Um die Frage zu beantworten: Bei uns entscheidet der Kunde, was gut ist. Denn jeder Kunde hat jederzeit die Möglichkeit, einen Beitrag von Fyrfeed zurückgehen zu lassen. Dann wird dieser überarbeitet, und zwar so lange, bis der Kunde vollständig zufrieden ist. Das kostet den Kunden keinen einzigen Cent extra. Für mich ist das aber sehr wichtig: Dass Kunden das Gefühl haben, dass sie sich mit den Beiträgen, die sie bekommen, vollständig identifizieren können. Dieses Feedback der Kunden ist daher unser Gradmesser für Performance.
Sie haben den Fokus auf B2B-Unternehmen gesetzt. Warum, und was ist der Unterschied zu B2C-Kommunikation?
Es gibt einen großen Unterschied zwischen B2B- und B2C-Kommunikation. Im B2C-Kontext liegt oft ein Fokus auf Infotainment, wobei das Entertainment, das ja im Begriff steckt, den größten Anteil hat. Mit anderen Worten: Die Inhalte sollen in erster Linie Spaß machen und lustig und klamaukig sein. Bei der B2B-Kommunikation hingegen stehen konkrete Inhalte im Vordergrund: Informationen, Daten, Zahlen, Fakten, Wissen. Content im B2B-Bereich versucht über konkrete Mehrwerte den Kompetenzbeweis zu erbringen und Aufmerksamkeit zu generieren. Das ist einfach eine völlig andere Ebene der Kommunikation. Für Fyrfeed haben wir uns früh entschieden, einen klaren B2B-Fokus aufzubauen, und das ganze Unternehmen ist darauf ausgerichtet, genau diese Art von Beiträgen richtig gut hinzubekommen. Wenn wir beides miteinander vermischten, dann würde sicherlich die Qualität darunter leiden, weil das Unternehmen ständig zwischen diesen beiden Stilen hin- und herspringen müsste.
Unternehmen gibt es ja in Berlin jede Menge. Inwiefern profitieren Sie sonst vom Standort?
Berlin beherbergt das größte und aktivste Startup-Netzwerk Deutschlands. Das ist ein unschätzbarer Vorteil: Weil sich die Unternehmer – gerade in Berlin – gegenseitig unterstützen, findet ein reger Erfahrungsaustausch statt. Davon profitieren alle. Wer will, kann in Berlin jeden Tag auf Events und Meetups andere Startup-Unternehmerinnen und -Unternehmer treffen. Ich kann das nur jedem empfehlen – ich lerne hier ständig unglaublich spannende Menschen kennen.

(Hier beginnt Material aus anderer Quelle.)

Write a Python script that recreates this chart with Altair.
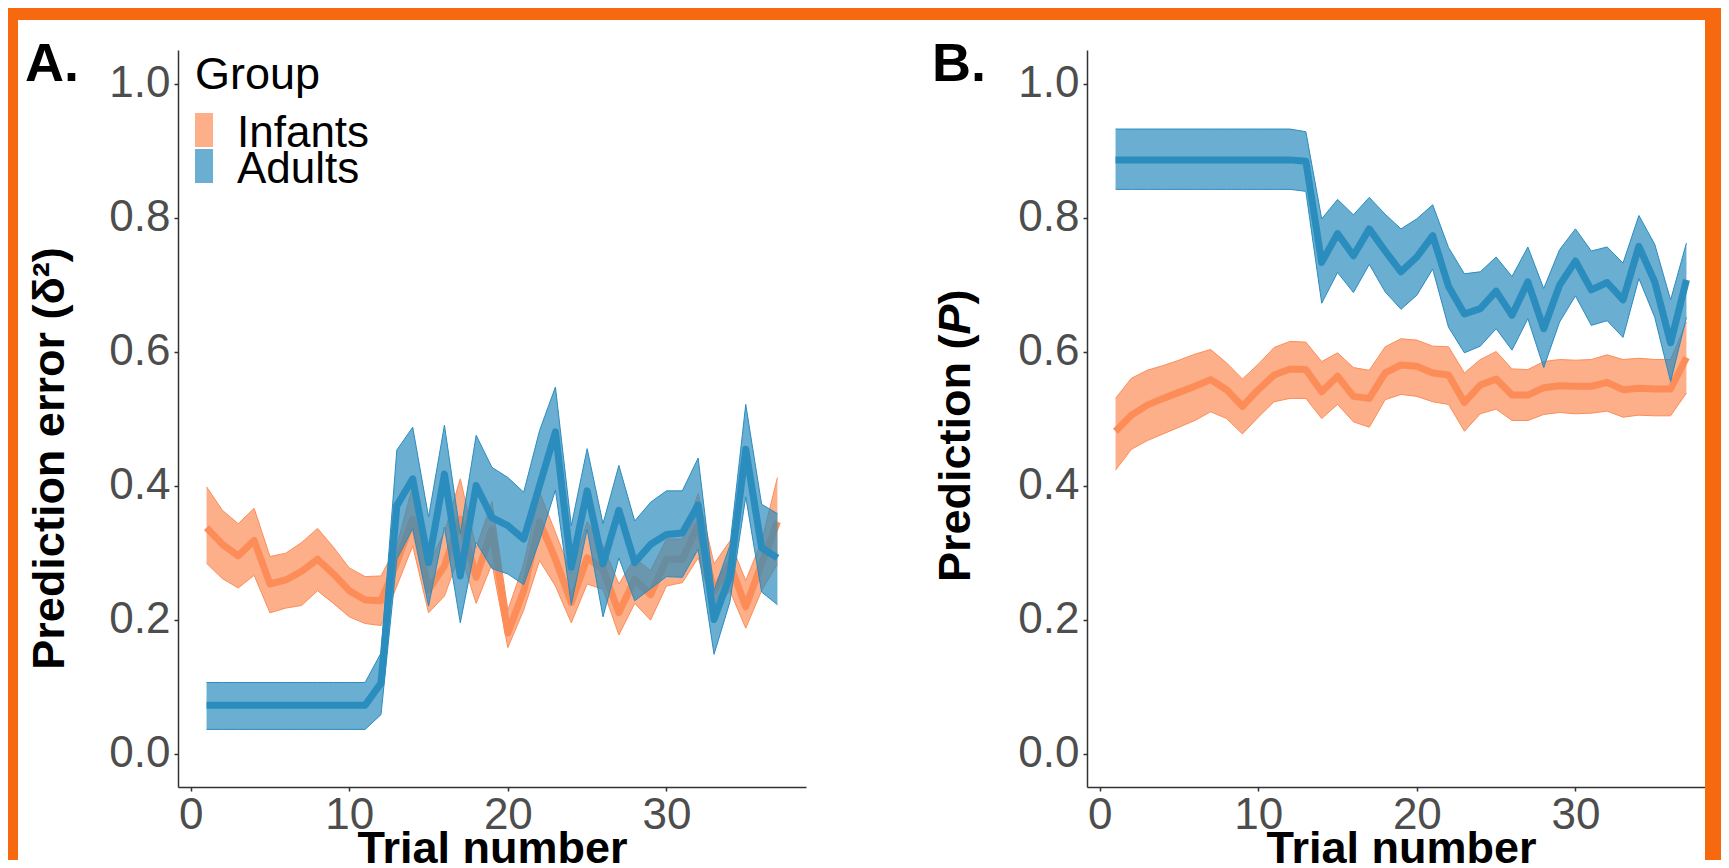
import altair as alt
import pandas as pd

# ---------------- data ----------------
trials = list(range(1, 38))
groups = ["Infants", "Adults"]
colors = ["#FC8D59", "#2B8CBE"]

# Panel A: prediction error
a_inf_mean = [0.337, 0.312, 0.295, 0.318, 0.253, 0.259, 0.272, 0.290, 0.268, 0.243, 0.229, 0.228, 0.285,
              0.350, 0.244, 0.280, 0.350, 0.263, 0.334, 0.180, 0.243, 0.346, 0.290, 0.225, 0.292, 0.275,
              0.210, 0.260, 0.237, 0.290, 0.290, 0.341, 0.243, 0.283, 0.219, 0.283, 0.346]
a_inf_hi = [0.398, 0.363, 0.343, 0.366, 0.294, 0.299, 0.315, 0.336, 0.308, 0.277, 0.264, 0.265, 0.310,
            0.400, 0.283, 0.330, 0.410, 0.307, 0.376, 0.214, 0.283, 0.390, 0.330, 0.268, 0.346, 0.310,
            0.253, 0.292, 0.273, 0.320, 0.320, 0.388, 0.283, 0.317, 0.258, 0.317, 0.412]
a_inf_lo = [0.284, 0.261, 0.247, 0.266, 0.210, 0.217, 0.221, 0.243, 0.224, 0.204, 0.194, 0.191, 0.250,
            0.310, 0.210, 0.235, 0.300, 0.224, 0.283, 0.158, 0.214, 0.288, 0.250, 0.195, 0.253, 0.245,
            0.177, 0.224, 0.199, 0.250, 0.255, 0.292, 0.214, 0.243, 0.187, 0.243, 0.283]

a_ad_mean = [0.072, 0.072, 0.072, 0.072, 0.072, 0.072, 0.072, 0.072, 0.072, 0.072, 0.072, 0.105, 0.370,
             0.410, 0.285, 0.417, 0.265, 0.400, 0.352, 0.340, 0.320, 0.400, 0.480, 0.278, 0.392, 0.283,
             0.363, 0.285, 0.312, 0.327, 0.329, 0.371, 0.200, 0.265, 0.454, 0.307, 0.292]
a_ad_hi = [0.106, 0.106, 0.106, 0.106, 0.106, 0.106, 0.106, 0.106, 0.106, 0.106, 0.106, 0.150, 0.453,
           0.487, 0.353, 0.490, 0.328, 0.475, 0.427, 0.412, 0.390, 0.482, 0.547, 0.340, 0.455, 0.343,
           0.430, 0.347, 0.375, 0.392, 0.392, 0.441, 0.243, 0.310, 0.521, 0.372, 0.358]
a_ad_lo = [0.036, 0.036, 0.036, 0.036, 0.036, 0.036, 0.036, 0.036, 0.036, 0.036, 0.036, 0.058, 0.290,
           0.336, 0.220, 0.338, 0.195, 0.315, 0.276, 0.268, 0.252, 0.318, 0.393, 0.222, 0.335, 0.204,
           0.292, 0.228, 0.246, 0.264, 0.263, 0.305, 0.148, 0.226, 0.383, 0.241, 0.222]

# Panel B: prediction
b_inf_mean = [0.481, 0.505, 0.520, 0.530, 0.539, 0.548, 0.558, 0.543, 0.518, 0.543, 0.565, 0.574, 0.573,
              0.540, 0.563, 0.533, 0.530, 0.568, 0.580, 0.578, 0.568, 0.565, 0.524, 0.550, 0.559, 0.535,
              0.535, 0.546, 0.549, 0.548, 0.548, 0.554, 0.543, 0.545, 0.544, 0.544, 0.591]
b_inf_hi = [0.530, 0.560, 0.572, 0.579, 0.587, 0.596, 0.603, 0.583, 0.559, 0.581, 0.606, 0.615, 0.614,
            0.585, 0.598, 0.576, 0.572, 0.607, 0.619, 0.617, 0.608, 0.607, 0.568, 0.588, 0.600, 0.574,
            0.573, 0.585, 0.588, 0.587, 0.588, 0.595, 0.588, 0.590, 0.588, 0.588, 0.644]
b_inf_lo = [0.423, 0.454, 0.467, 0.477, 0.487, 0.497, 0.510, 0.500, 0.477, 0.502, 0.525, 0.530, 0.530,
            0.500, 0.521, 0.495, 0.487, 0.528, 0.536, 0.533, 0.525, 0.521, 0.481, 0.507, 0.514, 0.497,
            0.497, 0.506, 0.509, 0.507, 0.508, 0.511, 0.502, 0.505, 0.504, 0.504, 0.538]

b_ad_mean = [0.886, 0.886, 0.886, 0.886, 0.886, 0.886, 0.886, 0.886, 0.886, 0.886, 0.886, 0.886, 0.884,
             0.733, 0.776, 0.743, 0.783, 0.750, 0.719, 0.741, 0.773, 0.697, 0.656, 0.664, 0.690, 0.654,
             0.704, 0.634, 0.699, 0.735, 0.692, 0.703, 0.677, 0.757, 0.704, 0.613, 0.707]
b_ad_hi = [0.932, 0.932, 0.932, 0.932, 0.932, 0.932, 0.932, 0.932, 0.932, 0.932, 0.932, 0.932, 0.928,
           0.798, 0.827, 0.804, 0.830, 0.805, 0.783, 0.798, 0.819, 0.755, 0.716, 0.719, 0.741, 0.712,
           0.756, 0.694, 0.752, 0.783, 0.750, 0.756, 0.732, 0.803, 0.760, 0.677, 0.762]
b_ad_lo = [0.842, 0.842, 0.842, 0.842, 0.842, 0.842, 0.842, 0.842, 0.842, 0.842, 0.842, 0.842, 0.839,
           0.672, 0.718, 0.688, 0.730, 0.689, 0.663, 0.684, 0.723, 0.636, 0.598, 0.608, 0.634, 0.602,
           0.649, 0.576, 0.644, 0.683, 0.639, 0.646, 0.621, 0.709, 0.651, 0.555, 0.651]

x_ticks = [0, 10, 20, 30]
y_ticks = [0.0, 0.2, 0.4, 0.6, 0.8, 1.0]

# ---------------- styling ----------------
FONT = "Liberation Sans"
ORANGE = "#F6690F"
W, H = 628, 737


def frame(group, mean, lo, hi):
    return pd.DataFrame({"trial": trials, "group": group, "mean": mean, "lo": lo, "hi": hi})


one = pd.DataFrame({"k": [0]})

xscale = alt.Scale(domain=[-0.8, 38.8], nice=False, zero=False)
yscale = alt.Scale(domain=[-0.05, 1.05], nice=False, zero=False)

xaxis = alt.Axis(values=x_ticks, title="Trial number", format="d",
                 labelBaseline="alphabetic", labelPadding=37,
                 titleBaseline="alphabetic", titleY=75)


def yaxis(title, tx, ty):
    if title is None:
        return alt.Axis(values=y_ticks, format=".1f", title=None)
    return alt.Axis(values=y_ticks, format=".1f", title=title, titleAngle=270,
                    titleBaseline="bottom", titleAlign="center", titleX=tx, titleY=ty)


def group_layers(df, col, yax):
    xenc = alt.X("trial:Q", scale=xscale, axis=xaxis)
    band = alt.Chart(df).mark_area(fillOpacity=0.7, strokeWidth=0, color=col).encode(
        x=xenc, y=alt.Y("lo:Q", scale=yscale, axis=yax), y2="hi:Q")
    edge_lo = alt.Chart(df).mark_line(color=col, strokeWidth=1).encode(
        x=xenc, y=alt.Y("lo:Q", scale=yscale, axis=yax))
    edge_hi = alt.Chart(df).mark_line(color=col, strokeWidth=1).encode(
        x=xenc, y=alt.Y("hi:Q", scale=yscale, axis=yax))
    mean = alt.Chart(df).mark_line(color=col, strokeWidth=7, strokeJoin="round").encode(
        x=xenc, y=alt.Y("mean:Q", scale=yscale, axis=yax))
    return [band, edge_lo, edge_hi, mean]


def text_mark(txt, x, y, size, weight="normal", style="normal", angle=0, baseline="alphabetic",
              color="black"):
    return alt.Chart(one).mark_text(text=txt, font=FONT, fontSize=size, fontWeight=weight,
                                    fontStyle=style, angle=angle, align="left",
                                    baseline=baseline, color=color).encode(
        x=alt.value(x), y=alt.value(y))


# legend ("Group": Infants / Adults), drawn as a key inside panel A
legend_layers = [text_mark("Group", 17, 39, 45)]
for i, g in enumerate(groups):
    top = 63 + 36 * i
    legend_layers.append(
        alt.Chart(one).mark_rect(color=colors[i], opacity=0.7, strokeWidth=0).encode(
            x=alt.value(17), x2=alt.value(35), y=alt.value(top), y2=alt.value(top + 34)))
    legend_layers.append(text_mark(g, 59, top + 34, 44))

# decorations panel A (orange frame top/left, panel letter)
top_band = alt.Chart(one).mark_rect(color=ORANGE, strokeWidth=0).encode(
    x=alt.value(-170), x2=alt.value(1543), y=alt.value(-42), y2=alt.value(-30))
left_band = alt.Chart(one).mark_rect(color=ORANGE, strokeWidth=0).encode(
    x=alt.value(-170), x2=alt.value(-160), y=alt.value(-42), y2=alt.value(810))
label_a = text_mark("A.", -153, 31, 54, weight="bold")

ya = yaxis("Prediction error (δ²)", -106, 408)
layers_a = [top_band, left_band, label_a]
layers_a += group_layers(frame("Infants", a_inf_mean, a_inf_lo, a_inf_hi), colors[0], ya)
layers_a += group_layers(frame("Adults", a_ad_mean, a_ad_lo, a_ad_hi), colors[1], ya)
layers_a += legend_layers
panel_a = alt.layer(*layers_a).properties(width=W, height=H)

# panel B
yb = yaxis(None, 0, 0)
right_band = alt.Chart(one).mark_rect(color=ORANGE, strokeWidth=0).encode(
    x=alt.value(618), x2=alt.value(634), y=alt.value(-42), y2=alt.value(810))
label_b = text_mark("B.", -155, 31, 54, weight="bold")

layers_b = [label_b,
            text_mark("Prediction (", -108, 532, 45, weight="bold", angle=270, baseline="bottom"),
            text_mark("P", -108, 284.5, 45, weight="bold", style="italic", angle=270,
                      baseline="bottom"),
            text_mark(")", -108, 254.5, 45, weight="bold", angle=270, baseline="bottom")]
layers_b += group_layers(frame("Infants", b_inf_mean, b_inf_lo, b_inf_hi), colors[0], yb)
layers_b += group_layers(frame("Adults", b_ad_mean, b_ad_lo, b_ad_hi), colors[1], yb)
layers_b += [right_band]
panel_b = alt.layer(*layers_b).properties(width=W, height=H)

chart = alt.hconcat(panel_a, panel_b, spacing=281, bounds="flush").properties(
    padding=0, background="white"
).configure_view(strokeWidth=0).configure_axis(
    grid=False, labelFont=FONT, labelFontSize=44, labelColor="#4D4D4D", labelFlush=False,
    titleFont=FONT, titleFontSize=45, titleFontWeight="bold", titleColor="black",
    domainColor="#333333", domainWidth=1.5, tickColor="#333333", tickWidth=1.5, tickSize=4,
    labelPadding=4
)

chart.save("out.html", embed_options={"renderer": "svg", "actions": False})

Was sind die Pläne von Fyrfeed für das weitere Jahr 2024?
Wir haben in den letzten Jahren vor allem an der Technologie gearbeitet und sind jetzt bereit, Fyrfeed einer viel größeren Gruppe von Unternehmen zugänglich zu machen. Wir haben auch etwas sehr Spannendes und Aufregendes geplant – aber mehr kann ich leider noch nicht verraten.
Und wo wollen Sie in fünf Jahren stehen?
Der Markt für B2B Content Marketing wächst rasant. Unser Ziel ist es, der De-facto-Standard für Content Marketing zu werden. Statt teurer Agenturen oder aufwendiger Inhouse-Teams ist Fyrfeed die viel bessere Lösung.
Klingt so, als wäre das Buch noch lange nicht fertig. Viel Erfolg und herzlichen Dank für das Gespräch!